**Problem to solve:** All of the material below is to be restated word for word, apart from the pictures.

(Stored dataset items)
★ ★ ★ ★

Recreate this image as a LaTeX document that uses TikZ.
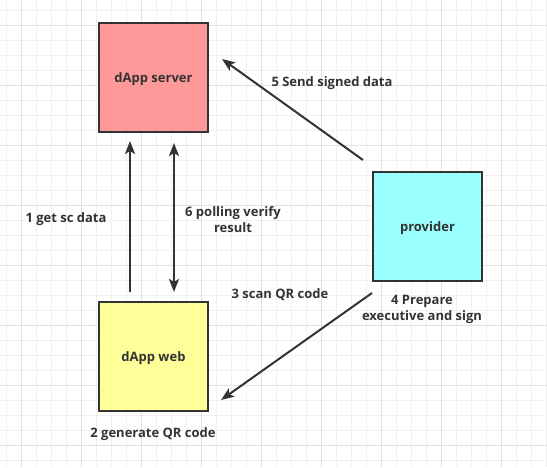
\documentclass[tikz,border=0pt]{standalone}
\usepackage{fontspec}
\setmainfont{Open Sans}
\usetikzlibrary{arrows.meta}
\definecolor{ink}{HTML}{333333}
\definecolor{servercol}{HTML}{FF9999}
\definecolor{webcol}{HTML}{FFFF99}
\definecolor{providercol}{HTML}{99FFFF}
\tikzset{
    box/.style={draw=ink, line width=2pt, minimum size=109pt, inner sep=0pt,
        text height=11pt, text depth=1pt,
        text=ink, font=\fontsize{13}{15.5}\selectfont\bfseries},
    lbl/.style={text=ink, align=center, inner sep=0pt,
        font=\fontsize{13}{15.5}\selectfont\bfseries},
    tip/.style={-{Stealth[length=13pt, width=10pt, inset=3pt]}},
    arr/.style={draw=ink, line width=2pt, tip},
    biarr/.style={draw=ink, line width=2pt,
        {Stealth[length=13pt, width=10pt, inset=3pt]}-{Stealth[length=13pt, width=10pt, inset=3pt]}},
}
\begin{document}
\begin{tikzpicture}[x=1pt, y=-1pt]
    \useasboundingbox (0,0) rectangle (547,467);
    \fill[white] (0,0) rectangle (547,467);
    % grid
    \foreach \x in {6.7,21.7,...,546.7}
        \draw[black!6, line width=1pt] (\x,0) -- (\x,467);
    \foreach \y in {10,25,...,460}
        \draw[black!6, line width=1pt] (0,\y) -- (547,\y);
    \foreach \x in {21.7,81.7,...,546.7}
        \draw[black!12, line width=1pt] (\x,0) -- (\x,467);
    \foreach \y in {25,85,...,460}
        \draw[black!12, line width=1pt] (0,\y) -- (547,\y);

    % boxes
    \node[box, fill=servercol] (server) at (153.5,77.5) {dApp server};
    \node[box, fill=webcol] (web) at (153.5,356.5) {dApp web};
    \node[box, fill=providercol] (provider) at (427.5,226.5) {provider};

    % connectors
    \draw[arr] ([xshift=-23.5pt, yshift=9pt]web.north)
        -- ([xshift=-23.5pt, yshift=-8pt]server.south);
    \draw[biarr] ([xshift=20.5pt, yshift=9pt]web.north)
        -- ([xshift=20.5pt, yshift=-10pt]server.south);
    \draw[arr] ([xshift=-9pt, yshift=11pt]provider.north west)
        -- ([xshift=13pt, yshift=-37pt]server.north east);
    \draw[arr] ([yshift=-11pt]provider.south west)
        -- ([xshift=12pt, yshift=12pt]web.south east);

    % labels
    \node[lbl] (getsc) at (66,219) {1 get sc data};
    \node[lbl] (polling) at (233,219.5) {6 polling verify\\result};
    \node[lbl] (send) at (332,83) {5 Send signed data};
    \node[lbl] (scan) at (280,295) {3 scan QR code};
    \node[lbl] (prepare) at (422,309.5) {4 Prepare\\executive and sign};
    \node[lbl] (generate) at (153,434) {2 generate QR code};
\end{tikzpicture}
\end{document}
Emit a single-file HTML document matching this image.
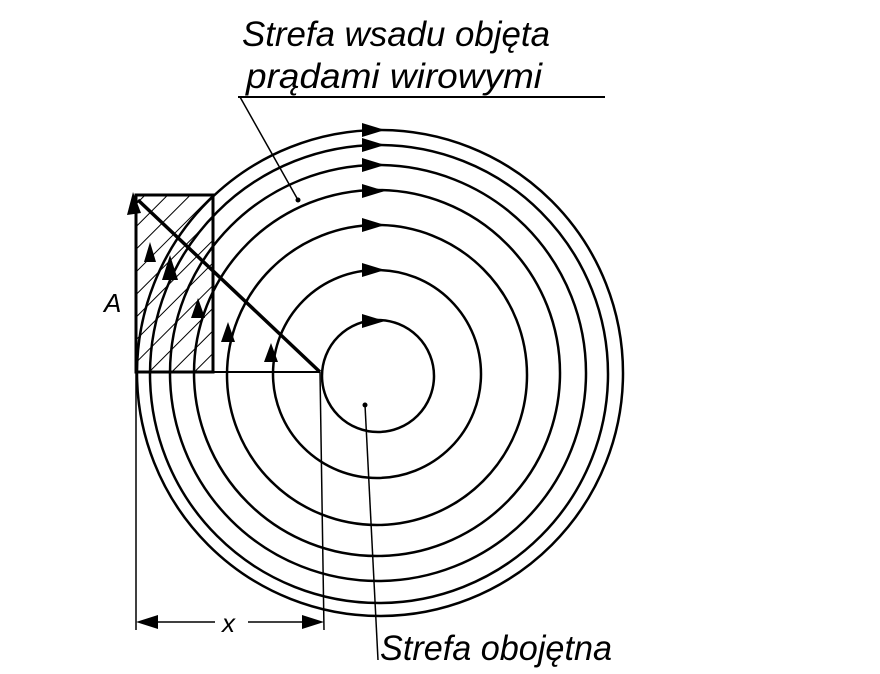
<!DOCTYPE html>
<html><head><meta charset="utf-8"><style>html,body{margin:0;padding:0;background:#fff}svg{display:block}</style></head>
<body>
<svg width="880" height="674" viewBox="0 0 880 674" xmlns="http://www.w3.org/2000/svg">
<defs>
<pattern id="h" width="16" height="16" patternUnits="userSpaceOnUse" patternTransform="rotate(45)">
<line x1="0" y1="0" x2="0" y2="16" stroke="#000" stroke-width="2"/>
</pattern>
<clipPath id="c"><rect x="136" y="0" width="744" height="674"/></clipPath>
</defs>
<g font-family="Liberation Sans, sans-serif" font-style="italic" font-size="35">
<text x="242" y="46" textLength="308" lengthAdjust="spacingAndGlyphs">Strefa wsadu objęta</text>
<text x="246" y="88" textLength="296" lengthAdjust="spacingAndGlyphs">prądami wirowymi</text>
<text x="380" y="660" textLength="232" lengthAdjust="spacingAndGlyphs">Strefa obojętna</text>
<text x="104" y="312" font-size="26">A</text>
<text x="222" y="632" font-size="26">x</text>
</g>
<g stroke="#000" fill="none">
<line x1="238" y1="97" x2="605" y2="97" stroke-width="2"/>
<line x1="240" y1="97" x2="298" y2="200" stroke-width="1.5"/>
<line x1="365" y1="405" x2="378" y2="660" stroke-width="1.5"/>
<rect x="136" y="195" width="77" height="177" fill="url(#h)" stroke-width="3"/>
<g clip-path="url(#c)" stroke-width="2.5">
<circle cx="378" cy="376" r="56"/>
<circle cx="377" cy="374" r="104"/>
<circle cx="377" cy="375" r="150"/>
<circle cx="377" cy="373" r="183"/>
<circle cx="378" cy="373" r="208"/>
<circle cx="379" cy="374" r="229"/>
<circle cx="380" cy="373" r="243"/>
</g>
<line x1="136" y1="372" x2="320" y2="372" stroke-width="2"/>
<line x1="320" y1="372" x2="324" y2="630" stroke-width="1.5"/>
<line x1="136" y1="372" x2="136" y2="630" stroke-width="1.5"/>
<line x1="320" y1="372" x2="138" y2="200" stroke-width="3.5"/>
<line x1="140" y1="622" x2="215" y2="622" stroke-width="1.5"/>
<line x1="248" y1="622" x2="320" y2="622" stroke-width="1.5"/>
</g>
<g fill="#000">
<polygon points="136,622 158,615 158,629"/>
<polygon points="324,622 302,615 302,629"/>
<polygon points="133,192 127,215 141,213"/>
<g>
<polygon points="385,130 362,123 362,137"/>
<polygon points="385,145 362,138 362,152"/>
<polygon points="385,165 362,158 362,172"/>
<polygon points="385,191 362,184 362,198"/>
<polygon points="385,225 362,218 362,232"/>
<polygon points="385,270 362,263 362,277"/>
<polygon points="385,321 362,314 362,328"/>
</g>
<polygon points="170,255 162,280 178,280"/>
<polygon points="271,343 264,362 278,362"/>
<polygon points="228,322 221,342 235,342"/>
<polygon points="198,298 191,318 205,318"/>
<polygon points="150,242 144,262 156,262"/>
<circle cx="298" cy="200" r="2.5"/>
<circle cx="365" cy="405" r="2.5"/>
</g>
</svg>
</body></html>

★ ★ ★ ★

**Result for this task:**
Recreate this image as a LaTeX document that uses TikZ.
\documentclass[tikz,border=0pt]{standalone}
\usepackage{fontspec}
\setmainfont{Open Sans}
\usetikzlibrary{arrows.meta}
\definecolor{ink}{HTML}{333333}
\definecolor{servercol}{HTML}{FF9999}
\definecolor{webcol}{HTML}{FFFF99}
\definecolor{providercol}{HTML}{99FFFF}
\tikzset{
    box/.style={draw=ink, line width=2pt, minimum size=109pt, inner sep=0pt,
        text height=11pt, text depth=1pt,
        text=ink, font=\fontsize{13}{15.5}\selectfont\bfseries},
    lbl/.style={text=ink, align=center, inner sep=0pt,
        font=\fontsize{13}{15.5}\selectfont\bfseries},
    tip/.style={-{Stealth[length=13pt, width=10pt, inset=3pt]}},
    arr/.style={draw=ink, line width=2pt, tip},
    biarr/.style={draw=ink, line width=2pt,
        {Stealth[length=13pt, width=10pt, inset=3pt]}-{Stealth[length=13pt, width=10pt, inset=3pt]}},
}
\begin{document}
\begin{tikzpicture}[x=1pt, y=-1pt]
    \useasboundingbox (0,0) rectangle (547,467);
    \fill[white] (0,0) rectangle (547,467);
    % grid
    \foreach \x in {6.7,21.7,...,546.7}
        \draw[black!6, line width=1pt] (\x,0) -- (\x,467);
    \foreach \y in {10,25,...,460}
        \draw[black!6, line width=1pt] (0,\y) -- (547,\y);
    \foreach \x in {21.7,81.7,...,546.7}
        \draw[black!12, line width=1pt] (\x,0) -- (\x,467);
    \foreach \y in {25,85,...,460}
        \draw[black!12, line width=1pt] (0,\y) -- (547,\y);

    % boxes
    \node[box, fill=servercol] (server) at (153.5,77.5) {dApp server};
    \node[box, fill=webcol] (web) at (153.5,356.5) {dApp web};
    \node[box, fill=providercol] (provider) at (427.5,226.5) {provider};

    % connectors
    \draw[arr] ([xshift=-23.5pt, yshift=9pt]web.north)
        -- ([xshift=-23.5pt, yshift=-8pt]server.south);
    \draw[biarr] ([xshift=20.5pt, yshift=9pt]web.north)
        -- ([xshift=20.5pt, yshift=-10pt]server.south);
    \draw[arr] ([xshift=-9pt, yshift=11pt]provider.north west)
        -- ([xshift=13pt, yshift=-37pt]server.north east);
    \draw[arr] ([yshift=-11pt]provider.south west)
        -- ([xshift=12pt, yshift=12pt]web.south east);

    % labels
    \node[lbl] (getsc) at (66,219) {1 get sc data};
    \node[lbl] (polling) at (233,219.5) {6 polling verify\\result};
    \node[lbl] (send) at (332,83) {5 Send signed data};
    \node[lbl] (scan) at (280,295) {3 scan QR code};
    \node[lbl] (prepare) at (422,309.5) {4 Prepare\\executive and sign};
    \node[lbl] (generate) at (153,434) {2 generate QR code};
\end{tikzpicture}
\end{document}
Emit a single-file HTML document matching this image.
<!DOCTYPE html>
<html><head><meta charset="utf-8"><style>html,body{margin:0;padding:0;background:#fff}svg{display:block}</style></head>
<body>
<svg width="880" height="674" viewBox="0 0 880 674" xmlns="http://www.w3.org/2000/svg">
<defs>
<pattern id="h" width="16" height="16" patternUnits="userSpaceOnUse" patternTransform="rotate(45)">
<line x1="0" y1="0" x2="0" y2="16" stroke="#000" stroke-width="2"/>
</pattern>
<clipPath id="c"><rect x="136" y="0" width="744" height="674"/></clipPath>
</defs>
<g font-family="Liberation Sans, sans-serif" font-style="italic" font-size="35">
<text x="242" y="46" textLength="308" lengthAdjust="spacingAndGlyphs">Strefa wsadu objęta</text>
<text x="246" y="88" textLength="296" lengthAdjust="spacingAndGlyphs">prądami wirowymi</text>
<text x="380" y="660" textLength="232" lengthAdjust="spacingAndGlyphs">Strefa obojętna</text>
<text x="104" y="312" font-size="26">A</text>
<text x="222" y="632" font-size="26">x</text>
</g>
<g stroke="#000" fill="none">
<line x1="238" y1="97" x2="605" y2="97" stroke-width="2"/>
<line x1="240" y1="97" x2="298" y2="200" stroke-width="1.5"/>
<line x1="365" y1="405" x2="378" y2="660" stroke-width="1.5"/>
<rect x="136" y="195" width="77" height="177" fill="url(#h)" stroke-width="3"/>
<g clip-path="url(#c)" stroke-width="2.5">
<circle cx="378" cy="376" r="56"/>
<circle cx="377" cy="374" r="104"/>
<circle cx="377" cy="375" r="150"/>
<circle cx="377" cy="373" r="183"/>
<circle cx="378" cy="373" r="208"/>
<circle cx="379" cy="374" r="229"/>
<circle cx="380" cy="373" r="243"/>
</g>
<line x1="136" y1="372" x2="320" y2="372" stroke-width="2"/>
<line x1="320" y1="372" x2="324" y2="630" stroke-width="1.5"/>
<line x1="136" y1="372" x2="136" y2="630" stroke-width="1.5"/>
<line x1="320" y1="372" x2="138" y2="200" stroke-width="3.5"/>
<line x1="140" y1="622" x2="215" y2="622" stroke-width="1.5"/>
<line x1="248" y1="622" x2="320" y2="622" stroke-width="1.5"/>
</g>
<g fill="#000">
<polygon points="136,622 158,615 158,629"/>
<polygon points="324,622 302,615 302,629"/>
<polygon points="133,192 127,215 141,213"/>
<g>
<polygon points="385,130 362,123 362,137"/>
<polygon points="385,145 362,138 362,152"/>
<polygon points="385,165 362,158 362,172"/>
<polygon points="385,191 362,184 362,198"/>
<polygon points="385,225 362,218 362,232"/>
<polygon points="385,270 362,263 362,277"/>
<polygon points="385,321 362,314 362,328"/>
</g>
<polygon points="170,255 162,280 178,280"/>
<polygon points="271,343 264,362 278,362"/>
<polygon points="228,322 221,342 235,342"/>
<polygon points="198,298 191,318 205,318"/>
<polygon points="150,242 144,262 156,262"/>
<circle cx="298" cy="200" r="2.5"/>
<circle cx="365" cy="405" r="2.5"/>
</g>
</svg>
</body></html>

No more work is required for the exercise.